Thomas Baxter
- Date of birth: 28 April 1935
- Place of birth: Brisbane, Australia
- Date of death: 4 August 2019 (aged 84)
- School: Brisbane Grammar School
- University: University of Queensland Oxford University
- Occupation(s): Engineer

Rugby union career
- Position(s): Utility back

International career
- Years: Team / Apps / (Points)
- 1958: Australia / 1 / (0)

= Thomas Baxter (rugby union) =

Thomas Baxter OAM (28 April 1935 — 4 August 2019) was an Australian engineer and rugby union international.

A native of Brisbane, Baxter attended Brisbane Grammar School and the University of Queensland.

Baxter, a utility back, played for the University of Queensland Rugby Club and was a Queensland state representative.

In 1958, Baxter gained a Wallabies call up for the tour of New Zealand, which included a three Test series against the All Blacks. After missing selection for the first two Tests, he was a last minute replacement for the injured Danny Kay to line up at outside centre for the 3rd Test at Alexandra Park, Auckland, attaining his solitary Wallabies cap.

Having been awarded a Rhodes Scholarship, Baxter left Australia in 1958 to study at Oxford University. He twice received rugby blues and played some rugby with London club Blackheath.

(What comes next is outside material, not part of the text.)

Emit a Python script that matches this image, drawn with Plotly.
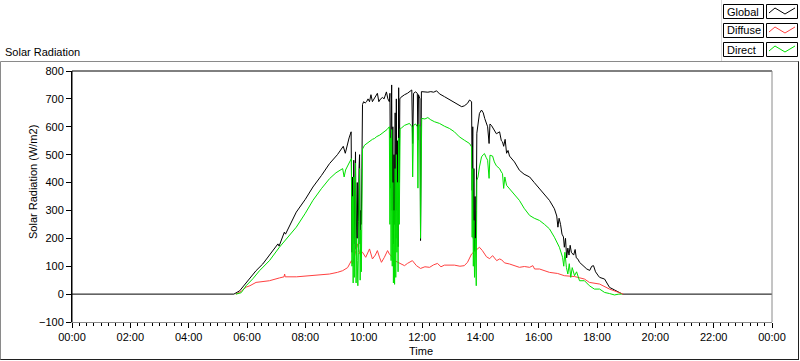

A noted engineer, Baxter helped develop the Port of Brisbane strategic plan, going on to serve on the board between 1996 and 1999. He was also President of the Queensland Division Committee of Engineers Australia in the 1990s.

Baxter was honoured with the Medal of the Order of Australia (OAM) in the 2012 Australia Day list for "service to engineering through executive roles, and to the community".